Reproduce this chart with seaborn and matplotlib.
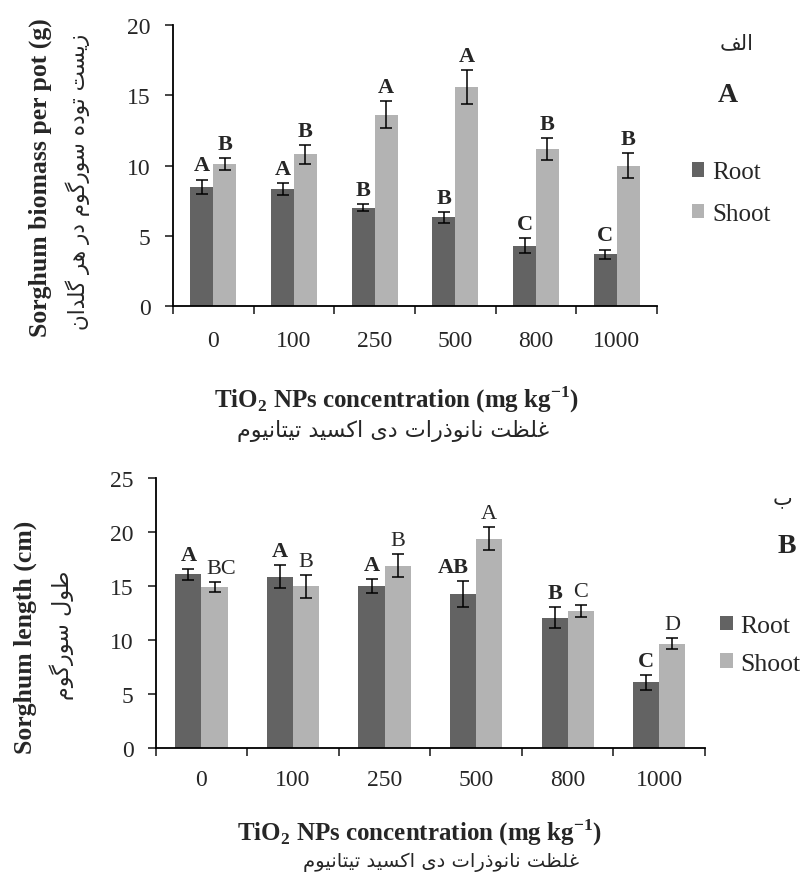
import numpy as np
import pandas as pd
import seaborn as sns
import matplotlib
matplotlib.use("Agg")
import matplotlib.pyplot as plt

doses = ["0", "100", "250", "500", "800", "1000"]
parts = ["Root", "Shoot"]

# panel A - biomass per pot (g)
biomass_root = [8.5, 8.3, 7.0, 6.3, 4.3, 3.7]
biomass_shoot = [10.1, 10.8, 13.6, 15.6, 11.2, 10.0]
biomass_root_err = [0.5, 0.43, 0.27, 0.41, 0.52, 0.32]
biomass_shoot_err = [0.4, 0.66, 0.96, 1.2, 0.78, 0.91]
biomass_root_grp = ["A", "A", "B", "B", "C", "C"]
biomass_shoot_grp = ["B", "B", "A", "A", "B", "B"]

# panel B - length (cm)
length_root = [16.1, 15.9, 15.0, 14.3, 12.1, 6.1]
length_shoot = [14.9, 15.0, 16.9, 19.4, 12.7, 9.7]
length_root_err = [0.53, 1.1, 0.63, 1.2, 0.95, 0.66]
length_shoot_err = [0.46, 1.05, 1.05, 1.06, 0.55, 0.53]
length_root_grp = ["A", "A", "A", "AB", "B", "C"]
length_shoot_grp = ["BC", "B", "B", "A", "C", "D"]

colors = {"Root": "#636363", "Shoot": "#b3b3b3"}

# matplotlib does no arabic shaping, so pick the presentation forms by hand
# (isolated, final, initial, medial); two-form letters never join to the left
FORMS = {
    "ا": "\ufe8d\ufe8e", "د": "\ufea9\ufeaa", "ذ": "\ufeab\ufeac",
    "ر": "\ufead\ufeae", "ز": "\ufeaf\ufeb0", "و": "\ufeed\ufeee",
    "ب": "\ufe8f\ufe90\ufe91\ufe92", "ت": "\ufe95\ufe96\ufe97\ufe98",
    "س": "\ufeb1\ufeb2\ufeb3\ufeb4", "ط": "\ufec1\ufec2\ufec3\ufec4",
    "ظ": "\ufec5\ufec6\ufec7\ufec8", "غ": "\ufecd\ufece\ufecf\ufed0",
    "ف": "\ufed1\ufed2\ufed3\ufed4", "ل": "\ufedd\ufede\ufedf\ufee0",
    "م": "\ufee1\ufee2\ufee3\ufee4", "ن": "\ufee5\ufee6\ufee7\ufee8",
    "ه": "\ufee9\ufeea\ufeeb\ufeec", "ی": "\ufbfc\ufbfd\ufbfe\ufbff",
    "ک": "\ufb8e\ufb8f\ufb90\ufb91", "گ": "\ufb92\ufb93\ufb94\ufb95",
}


def fa(text):
    out = []
    for i, ch in enumerate(text):
        f = FORMS.get(ch)
        if f is None:
            out.append(ch)
            continue
        prev = text[i - 1] if i > 0 else " "
        nxt = text[i + 1] if i + 1 < len(text) else " "
        join_prev = len(FORMS.get(prev, "")) == 4
        join_next = len(f) == 4 and nxt in FORMS
        if join_prev and join_next:
            out.append(f[3])
        elif join_prev:
            out.append(f[1])
        elif join_next:
            out.append(f[2])
        else:
            out.append(f[0])
    return "".join(reversed(out))


sns.set_theme(style="ticks")
plt.rcParams["font.family"] = ["Liberation Serif", "DejaVu Sans"]
plt.rcParams["mathtext.fontset"] = "custom"
plt.rcParams["mathtext.rm"] = "Liberation Serif:bold"
plt.rcParams["mathtext.bf"] = "Liberation Serif:bold"

W, H = 803, 879
fig = plt.figure(figsize=(W / 100, H / 100), dpi=100)


def px(x, y):
    return x / W, 1 - y / H


def panel(ax, root, shoot, errs, groups, ymax, shoot_bold, xpad, leg_xy, leg_fs, leg_sp):
    df = pd.DataFrame({
        "dose": doses * 2,
        "part": ["Root"] * len(doses) + ["Shoot"] * len(doses),
        "value": root + shoot,
    })
    sns.barplot(data=df, x="dose", y="value", hue="part", order=doses,
                hue_order=parts, palette=colors, width=0.57, gap=0,
                errorbar=None, saturation=1, linewidth=0, ax=ax)

    weights = ["bold", "bold" if shoot_bold else "normal"]
    for cont, err, grp, wt in zip(ax.containers, errs, groups, weights):
        for bar, e, g in zip(cont, err, grp):
            x = bar.get_x() + bar.get_width() / 2
            h = bar.get_height()
            ax.errorbar(x, h, yerr=e, fmt="none", ecolor="black",
                        elinewidth=1.1, capsize=4.5, capthick=1.1)
            # two-letter groups sit a little off-centre in the original
            dx = {"AB": -7, "BC": 5}.get(g, 0)
            ax.annotate(g, (x, h + e), xytext=(dx, 3), textcoords="offset points",
                        ha="center", va="bottom", fontsize=16, fontweight=wt)

    ax.set_ylim(0, ymax)
    ax.set_yticks(np.arange(0, ymax + 1, 5))
    ax.set_xlim(-0.5, len(doses) - 0.5)
    ax.set_xticks(range(len(doses)), doses)
    ax.set_xticks(np.arange(-0.5, len(doses), 1), minor=True)
    ax.tick_params(axis="x", which="major", length=0, pad=xpad, labelsize=17)
    ax.tick_params(axis="x", which="minor", length=6, width=1.2, direction="out")
    ax.tick_params(axis="y", length=6, width=1.2, pad=10, labelsize=17)
    ax.set_xlabel("")
    ax.set_ylabel("")
    sns.despine(ax=ax)
    for s in ["left", "bottom"]:
        ax.spines[s].set_linewidth(1.3)
        ax.spines[s].set_color("black")

    handles, labels = ax.get_legend_handles_labels()
    ax.legend(handles, labels, loc="center left", bbox_to_anchor=px(*leg_xy),
              bbox_transform=fig.transFigure, frameon=False, fontsize=leg_fs,
              handlelength=0.5, handleheight=0.5, handletextpad=0.3,
              labelspacing=leg_sp, borderpad=0, borderaxespad=0)


axA = fig.add_axes([173 / W, 1 - 307 / H, 484 / W, 281 / H])
panel(axA, biomass_root, biomass_shoot, [biomass_root_err, biomass_shoot_err],
      [biomass_root_grp, biomass_shoot_grp], 20, True, 17, (692, 194), 18, 0.78)

axB = fig.add_axes([155.7 / W, 1 - 749.3 / H, 549.3 / W, 270 / H])
panel(axB, length_root, length_shoot, [length_root_err, length_shoot_err],
      [length_root_grp, length_shoot_grp], 25, False, 15, (720, 646), 18.5, 0.6)

xlab = r"TiO$_\mathbf{2}$ NPs concentration (mg kg$^\mathbf{-1}$)"
xlab_fa = fa("غلظت نانوذرات دی اکسید تیتانیوم")

# panel A labels
fig.text(*px(40, 178), "Sorghum biomass per pot (g)", rotation=90, ha="center",
         va="center", fontsize=18.5, fontweight="bold")
fig.text(*px(78, 182), fa("زیست توده سورگوم در هر گلدان"), rotation=90,
         ha="center", va="center", fontsize=15.5, family="DejaVu Sans")
fig.text(*px(396, 400), xlab, ha="center", va="center", fontsize=18, fontweight="bold")
fig.text(*px(393, 431), xlab_fa, ha="center", va="center", fontsize=16,
         family="DejaVu Sans")
fig.text(*px(737, 43), fa("الف"), ha="center", va="center", fontsize=15,
         family="DejaVu Sans")
fig.text(*px(728, 96), "A", ha="center", va="center", fontsize=20, fontweight="bold")

# panel B labels
fig.text(*px(25, 637), "Sorghum length (cm)", rotation=90, ha="center",
         va="center", fontsize=18.5, fontweight="bold")
fig.text(*px(62, 635), fa("طول سورگوم"), rotation=90, ha="center", va="center",
         fontsize=16, family="DejaVu Sans")
fig.text(*px(419, 833), xlab, ha="center", va="center", fontsize=18, fontweight="bold")
fig.text(*px(441, 862), xlab_fa, ha="center", va="center", fontsize=14,
         family="DejaVu Sans")
fig.text(*px(783, 498), fa("ب"), ha="center", va="center", fontsize=15,
         family="DejaVu Sans")
fig.text(*px(787, 547), "B", ha="center", va="center", fontsize=20, fontweight="bold")

fig.savefig("out.png", dpi=100)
• • • • •
◆ **Aim**
Return, from the data, each line that has the word "matplotlib" in it.

◆ **Exercise output**
Reproduce this chart with seaborn and matplotlib.
import matplotlib
matplotlib.use("Agg")
import matplotlib.pyplot as plt
# matplotlib does no arabic shaping, so pick the presentation forms by hand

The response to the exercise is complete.